In my original example I was going to aggregate some of the post information into the author but opted to do it this way. I should have taken a more critical look at what I was doing. Your suggested change to the map function seems somewhat obvious now that you’ve mentioned it :-).
I’m curious about the nature of the implementation of the reduction function. Is there something specific about the way CouchDB is currently handling reductions that requires the resulting data set to grow at a rate less than log(num_rows_processed)? Is this something that’s likely to change or something more indicative of the nature of Map/Reduce?
I could be wrong, but my understanding of the implementation precludes a view from being able to access multiple databases. Since the context of the request is determined by the path of the REST api (eg http://127.0.0.1:5984/some_db/view) and since the map function only takes docs, there isn’t an intermediate step to refer to external documents from other databases. I think it would also be difficult because the map functions are run ahead of time and the results are stored in b-trees for performance reasons (I need to confirm this). Those b-trees would have to be aware of multiple possible database origins.

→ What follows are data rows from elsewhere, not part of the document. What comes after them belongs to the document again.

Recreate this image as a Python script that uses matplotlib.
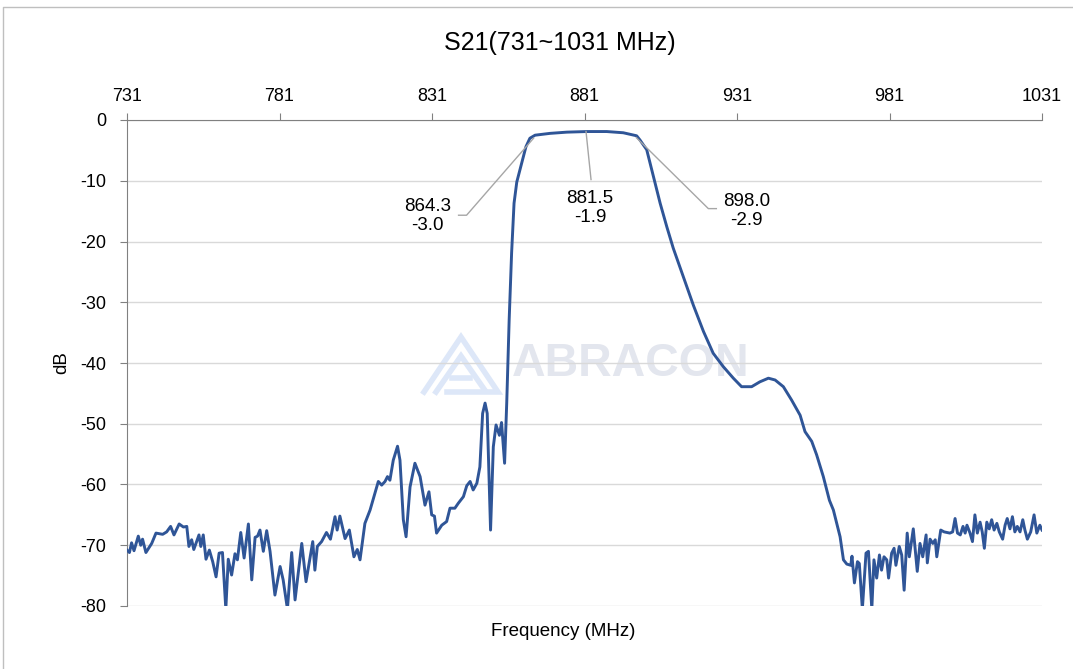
import matplotlib
matplotlib.use("Agg")
import matplotlib.pyplot as plt
from matplotlib.lines import Line2D

plt.rcParams['font.family'] = ['Liberation Sans', 'DejaVu Sans']
plt.rcParams['axes.unicode_minus'] = False

# S21 trace (MHz, dB)
freq = [731.0, 731.8, 732.5, 733.3, 734.7, 735.5, 736.1, 737.2, 739.1, 740.5,
        742.7, 744.0, 745.3, 746.4, 748.1, 749.5, 750.6, 751.3, 752.2, 752.9,
        754.6, 755.2, 756.0, 756.9, 758.0, 759.1, 760.2, 761.2, 762.3, 763.4,
        764.2, 765.3, 766.4, 767.2, 768.3, 769.4, 770.8, 771.9, 773.0, 773.8,
        774.6, 775.7, 776.8, 777.9, 779.5, 781.2, 782.2, 783.6, 785.0, 786.1,
        788.3, 789.7, 790.8, 791.9, 792.6, 793.4, 794.8, 796.4, 797.7, 799.2,
        799.9, 800.8, 802.5, 803.9, 805.4, 806.5, 807.4, 809.0, 810.7, 812.3,
        813.4, 814.5, 815.6, 816.4, 817.2, 818.3, 819.7, 820.5, 821.6, 822.5,
        823.8, 825.4, 827.1, 828.7, 830.0, 830.9, 831.8, 832.5, 834.2, 835.8,
        836.9, 838.5, 839.6, 841.3, 842.4, 843.5, 844.5, 845.7, 846.7, 847.6,
        848.4, 849.1, 850.2, 851.1, 852.0, 853.1, 853.8, 854.8, 855.5, 856.3,
        857.1, 857.9, 858.8, 860.4, 861.8, 863.1, 864.8, 869.7, 875.2, 881.7,
        888.3, 893.7, 898.1, 899.2, 901.4, 903.6, 905.8, 908.0, 910.1, 913.4,
        916.7, 920.0, 923.2, 926.5, 929.8, 932.5, 935.8, 938.5, 941.3, 943.5,
        946.2, 948.9, 951.7, 953.3, 955.5, 957.1, 959.3, 961.3, 962.6, 964.8,
        965.9, 967.0, 968.3, 968.7, 969.5, 970.5, 971.1, 972.1, 973.3, 974.1,
        975.2, 975.9, 976.8, 977.7, 978.4, 979.2, 980.1, 980.7, 981.7, 982.5,
        983.1, 984.2, 985.0, 985.8, 986.8, 987.5, 988.8, 990.1, 991.0, 991.9,
        993.0, 993.4, 994.3, 995.2, 996.0, 996.5, 997.8, 998.9, 1000.8, 1001.7,
        1002.5, 1003.3, 1004.2, 1005.1, 1005.8, 1006.4, 1007.4, 1008.2, 1009.0, 1009.8,
        1010.7, 1011.4, 1012.1, 1012.9, 1013.7, 1014.5, 1015.3, 1016.2, 1017.0, 1018.1,
        1018.9, 1019.6, 1020.5, 1021.3, 1022.1, 1022.9, 1023.8, 1024.7, 1025.4, 1026.2,
        1027.3, 1028.4, 1029.3, 1030.3, 1031.0]
s21 = [-70.8, -71.2, -69.6, -70.9, -68.5, -70.0, -69.0, -71.2, -69.7, -68.0,
       -68.2, -67.8, -66.9, -68.3, -66.5, -67.0, -66.9, -70.2, -69.1, -70.7,
       -68.3, -70.2, -68.3, -72.3, -70.8, -72.7, -75.2, -71.3, -71.2, -80.5,
       -72.3, -74.9, -71.4, -72.4, -67.9, -72.1, -66.5, -75.7, -68.7, -68.5,
       -67.5, -71.0, -67.6, -71.0, -78.2, -73.5, -75.7, -80.5, -71.2, -79.0,
       -69.7, -76.0, -72.7, -69.4, -74.1, -70.2, -69.4, -67.9, -69.0, -65.3,
       -67.5, -65.2, -68.9, -67.5, -71.9, -70.7, -72.4, -66.4, -64.2, -61.4,
       -59.5, -60.1, -59.5, -58.7, -59.3, -56.0, -53.7, -56.0, -65.8, -68.6,
       -60.4, -56.5, -58.7, -63.4, -61.2, -65.0, -65.2, -68.0, -66.7, -66.1,
       -63.9, -63.9, -63.1, -62.0, -60.2, -59.5, -60.9, -59.8, -57.1, -48.3,
       -46.6, -48.3, -67.5, -53.8, -50.2, -51.9, -49.8, -56.5, -46.6, -32.9,
       -21.9, -13.7, -10.2, -7.1, -4.4, -3.0, -2.5, -2.2, -2.0, -1.9,
       -1.9, -2.1, -2.6, -3.3, -4.9, -9.3, -13.7, -17.6, -21.1, -25.8,
       -30.5, -34.8, -38.4, -40.6, -42.5, -43.9, -43.9, -43.1, -42.5, -42.8,
       -43.9, -46.1, -48.6, -51.3, -52.9, -55.1, -58.7, -62.6, -64.2, -68.6,
       -72.4, -73.1, -73.3, -71.8, -76.2, -72.7, -73.0, -80.5, -71.3, -71.0,
       -80.5, -72.4, -75.4, -71.6, -74.1, -71.9, -72.4, -75.4, -71.3, -70.5,
       -73.3, -70.2, -71.6, -77.4, -68.0, -71.9, -67.3, -74.3, -69.7, -71.9,
       -68.3, -72.9, -69.0, -69.7, -69.1, -71.9, -67.5, -67.8, -68.0, -67.8,
       -65.6, -68.0, -68.3, -66.9, -68.0, -66.7, -68.0, -69.4, -65.0, -68.0,
       -66.2, -67.8, -70.5, -66.2, -67.3, -65.8, -67.5, -66.4, -67.8, -69.0,
       -66.7, -65.6, -67.3, -65.3, -67.8, -66.9, -67.8, -65.8, -67.5, -69.0,
       -67.8, -65.0, -68.0, -66.7, -67.5]

# markers: (freq, dB)
mark_f = [864.3, 881.5, 898.0]
mark_db = [-3.0, -1.9, -2.9]

xticks = [731, 781, 831, 881, 931, 981, 1031]
yticks = [0, -10, -20, -30, -40, -50, -60, -70, -80]

W, H = 1073, 669
fig = plt.figure(figsize=(W / 100, H / 100), dpi=100)
ax = fig.add_axes([127 / W, 1 - 606 / H, (1042 - 127) / W, (606 - 120) / H])

ax.plot(freq, s21, color='#2f5597', lw=2.1, zorder=3)
ax.set_xlim(731, 1031)
ax.set_ylim(-80, 0)
ax.set_xticks(xticks)
ax.set_yticks(yticks)
ax.xaxis.tick_top()
ax.tick_params(axis='x', direction='out', length=5, width=0.8, color='#808080',
               labelsize=13, pad=6)
ax.tick_params(axis='y', direction='out', length=5, width=0.8, color='#808080',
               labelsize=13, pad=10)
ax.yaxis.grid(True, color='#d9d9d9', lw=1)
ax.set_axisbelow(True)
for side in ['bottom', 'right']:
    ax.spines[side].set_visible(False)
for side in ['top', 'left']:
    ax.spines[side].set_color('#808080')
    ax.spines[side].set_linewidth(0.8)

# watermark
ax.text(512 / W, 1 - 364 / H, 'ABRACON', transform=fig.transFigure, fontsize=33.5,
        fontweight='bold', color='#e3e6ee', ha='left', va='center', zorder=0.1)
logo_col = '#dde7f8'
for pts in [[(424, 392), (461, 337), (498, 392), (447, 392)],
            [(436, 392), (461, 356), (484, 389)],
            [(452, 378), (470, 378)]]:
    xs = [p[0] / W for p in pts]
    ys = [1 - p[1] / H for p in pts]
    ax.add_line(Line2D(xs, ys, transform=fig.transFigure, color=logo_col, lw=4,
                       solid_joinstyle='miter', zorder=0.1))

# marker annotations (leader offsets in pixels, y downwards)
fig.canvas.draw()
leaders = [[(0, 0), (-67, 77), (-75, 77)],
           [(0, 0), (5, 48)],
           [(0, 0), (72, 71), (80, 71)]]
label_off = [(-106, 78), (4, 76), (110, 73)]
for f, v, path, lo in zip(mark_f, mark_db, leaders, label_off):
    px, py = ax.transData.transform((f, v))
    xs = [(px + dx) / W for dx, dy in path]
    ys = [(py - dy) / H for dx, dy in path]
    fig.add_artist(Line2D(xs, ys, color='#a6a6a6', lw=1, zorder=4))
    fig.text((px + lo[0]) / W, (py - lo[1]) / H, f'{f:.1f}\n{v:.1f}',
             ha='center', va='center', fontsize=13.5, linespacing=1.15)

fig.text(560 / W, 1 - 43 / H, 'S21(731~1031 MHz)', ha='center', va='center', fontsize=18)
fig.text(563 / W, 1 - 632 / H, 'Frequency (MHz)', ha='center', va='center', fontsize=13.5)
fig.text(62 / W, 1 - 363 / H, 'dB', ha='center', va='center', fontsize=13.5, rotation=90)

# chart border
fig.add_artist(Line2D([3 / W, 3 / W, 1.0], [0.0, 1 - 7 / H, 1 - 7 / H],
                      color='#bfbfbf', lw=1))

fig.savefig('out.png', dpi=100)
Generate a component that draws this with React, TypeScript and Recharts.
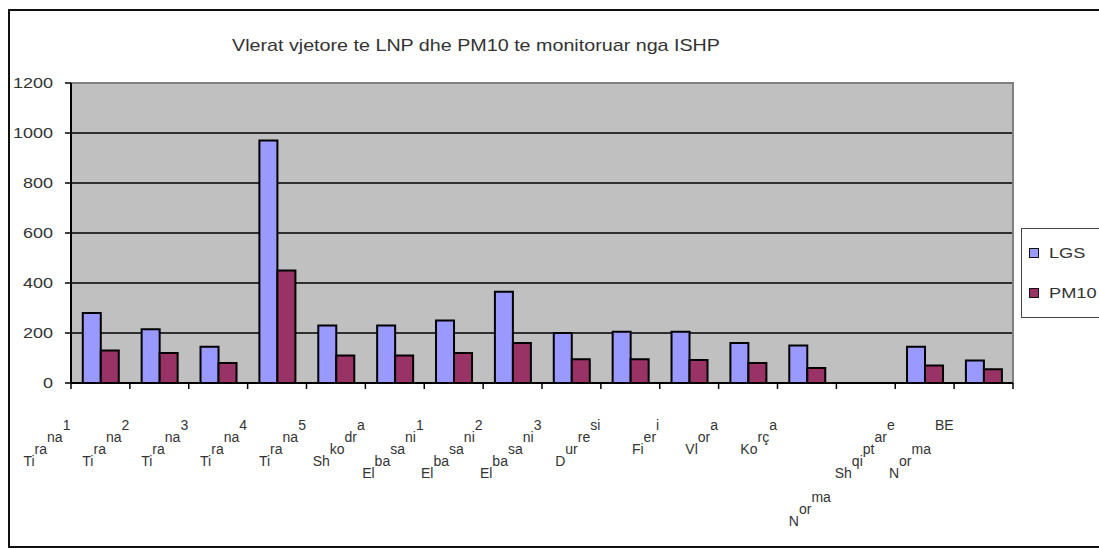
import React from "react";
import {
  BarChart,
  Bar,
  XAxis,
  YAxis,
  CartesianGrid,
  ReferenceArea,
  ReferenceLine,
} from "recharts";

const categories = [
  "Tirana1", "Tirana2", "Tirana3", "Tirana4", "Tirana5", "Shkodra",
  "Elbasani1", "Elbasani2", "Elbasani3", "Durresi", "Fieri", "Vlora",
  "Korça", "", "Norma Shqiptare", "Norma BE",
];
const lgsValues = [280, 215, 145, 970, 230, 230, 250, 365, 200, 205, 205, 160, 150, null, 145, 90];
const pm10Values = [130, 120, 80, 450, 110, 110, 120, 160, 95, 95, 92, 80, 60, null, 70, 55];

// staircase pieces of each category label, as the old spreadsheet drew them
const tickPieces = [
  ["Ti", "ra", "na", "1"],
  ["Ti", "ra", "na", "2"],
  ["Ti", "ra", "na", "3"],
  ["Ti", "ra", "na", "4"],
  ["Ti", "ra", "na", "5"],
  ["Sh", "ko", "dr", "a"],
  ["El", "ba", "sa", "ni", "1"],
  ["El", "ba", "sa", "ni", "2"],
  ["El", "ba", "sa", "ni", "3"],
  ["D", "ur", "re", "si"],
  ["Fi", "er", "i"],
  ["Vl", "or", "a"],
  ["Ko", "rç", "a"],
  [],
  ["N", "or", "ma", " ", "Sh", "qi", "pt", "ar", "e"],
  ["N", "or", "ma", " ", "BE"],
];
const yTicks = [0, 200, 400, 600, 800, 1000, 1200];
const gridValues = [200, 400, 600, 800, 1000];
const title = "Vlerat vjetore te LNP dhe PM10 te monitoruar nga ISHP";

const series = [
  { key: "LGS", color: "#9999ff" },
  { key: "PM10", color: "#993366" },
];

const data = categories.map((name, i) => ({
  name,
  LGS: lgsValues[i],
  PM10: pm10Values[i],
}));

const FONT = "'Liberation Sans', Arial, sans-serif";
// how far the small x tick marks hang under the axis, in y units
const MARK_DEPTH = -24;

const StairTick = (props: any) => {
  const { x, y, index } = props;
  const pieces = tickPieces[index] || [];
  const step = 12;
  return (
    <text
      x={x - 30}
      y={y + 39 + (pieces.length - 1) * step}
      textAnchor="end"
      fontSize={14}
      fill="#333"
      fontFamily={FONT}
      style={{ whiteSpace: "pre" }}
    >
      {pieces.map((p, i) => (
        <tspan key={i} dy={i === 0 ? 0 : -step}>{p}</tspan>
      ))}
    </text>
  );
};

const YTick = (props: any) => {
  const { x, y, payload } = props;
  return (
    <g transform={`translate(${x - 10},${y})`}>
      <text transform="scale(1.2,1)" textAnchor="end" dy={5} fontSize={15} fill="#333" fontFamily={FONT}>
        {payload.value}
      </text>
    </g>
  );
};

const LegendBox = () => (
  <div
    style={{
      position: "absolute",
      left: 1011,
      top: 217,
      border: "1px solid #444",
      background: "#fff",
      width: 100,
      height: 90,
      boxSizing: "border-box",
      fontFamily: FONT,
      fontSize: 14,
      color: "#333",
      paddingTop: 16,
    }}
  >
    {series.map((s) => (
      <div key={s.key} style={{ display: "flex", alignItems: "center", height: 16, marginBottom: 24 }}>
        <span
          style={{
            display: "inline-block",
            width: 8,
            height: 8,
            marginLeft: 7,
            background: s.color,
            border: "1px solid #111",
          }}
        />
        <span style={{ marginLeft: 10, transform: "scaleX(1.3)", transformOrigin: "left center" }}>{s.key}</span>
      </div>
    ))}
  </div>
);

export default function App() {
  return (
    <div
      style={{
        position: "absolute",
        left: 8,
        top: 9,
        width: 1091,
        height: 539,
        borderTop: "2px solid #111",
        borderLeft: "2px solid #111",
        borderBottom: "2px solid #111",
        boxSizing: "border-box",
        overflow: "hidden",
        background: "#fff",
      }}
    >
      <BarChart
        width={1089}
        height={535}
        data={data}
        margin={{ top: 72, right: 86, bottom: 13, left: 0 }}
        barCategoryGap="20%"
        barGap={0}
      >
        <CartesianGrid
          vertical={false}
          fill="#c0c0c0"
          fillOpacity={1}
          stroke="#000"
          strokeWidth={1.5}
          horizontalValues={gridValues}
        />
        <ReferenceArea y1={0} y2={1200} fill="none" stroke="#808080" strokeWidth={2} />
        <XAxis
          dataKey="name"
          interval={0}
          height={150}
          tickSize={6}
          tickLine={false}
          axisLine={{ stroke: "#000", strokeWidth: 2 }}
          tick={<StairTick />}
        />
        <YAxis
          width={61}
          domain={[0, 1200]}
          ticks={yTicks}
          allowDataOverflow
          tickSize={6}
          axisLine={{ stroke: "#000", strokeWidth: 2 }}
          tickLine={{ stroke: "#000", strokeWidth: 1.5 }}
          tick={<YTick />}
        />
        {series.map((s) => (
          <Bar
            key={s.key}
            dataKey={s.key}
            fill={s.color}
            stroke="#000"
            strokeWidth={2}
            isAnimationActive={false}
          />
        ))}
        {categories.map((c, i) => (
          <ReferenceLine
            key={`edge-${i}`}
            segment={[{ x: c, y: 0 }, { x: c, y: MARK_DEPTH }]}
            position="start"
            stroke="#000"
            strokeWidth={1.5}
            ifOverflow="visible"
          />
        ))}
        <ReferenceLine
          segment={[
            { x: categories[categories.length - 1], y: 0 },
            { x: categories[categories.length - 1], y: MARK_DEPTH },
          ]}
          position="end"
          stroke="#000"
          strokeWidth={1.5}
          ifOverflow="visible"
        />
      </BarChart>
      <LegendBox />
      <svg
        width={1089}
        height={80}
        style={{ position: "absolute", left: 0, top: 0, pointerEvents: "none" }}
      >
        <text
          x={222}
          y={40}
          fontSize={17}
          fill="#333"
          fontFamily={FONT}
          textLength={488}
          lengthAdjust="spacingAndGlyphs"
        >
          {title}
        </text>
      </svg>
    </div>
  );
}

I’ve seen several Ruby examples so far that show using multiple databases in cases like 1:1 of model-to-database and a few of 1:1 of user-to-database. To make something like that work you would probably have to aggregate the data in your application layer. Maybe have a “master” database that has references to all the other databases. My initial concern would be how well CouchDB handles that many databases. I’ve seen SQL-based implementations of this and it forms more of an anti-pattern than anything. It is a nightmare to code against, and a nightmare to maintain.
So, I’m going to hypothesize that at this point views are tightly coupled to databases. The only way I can think of to manage that case right now would be to aggregate in the app layer. If I find something else out contrary I’ll post it! Thanks for your comment :-)!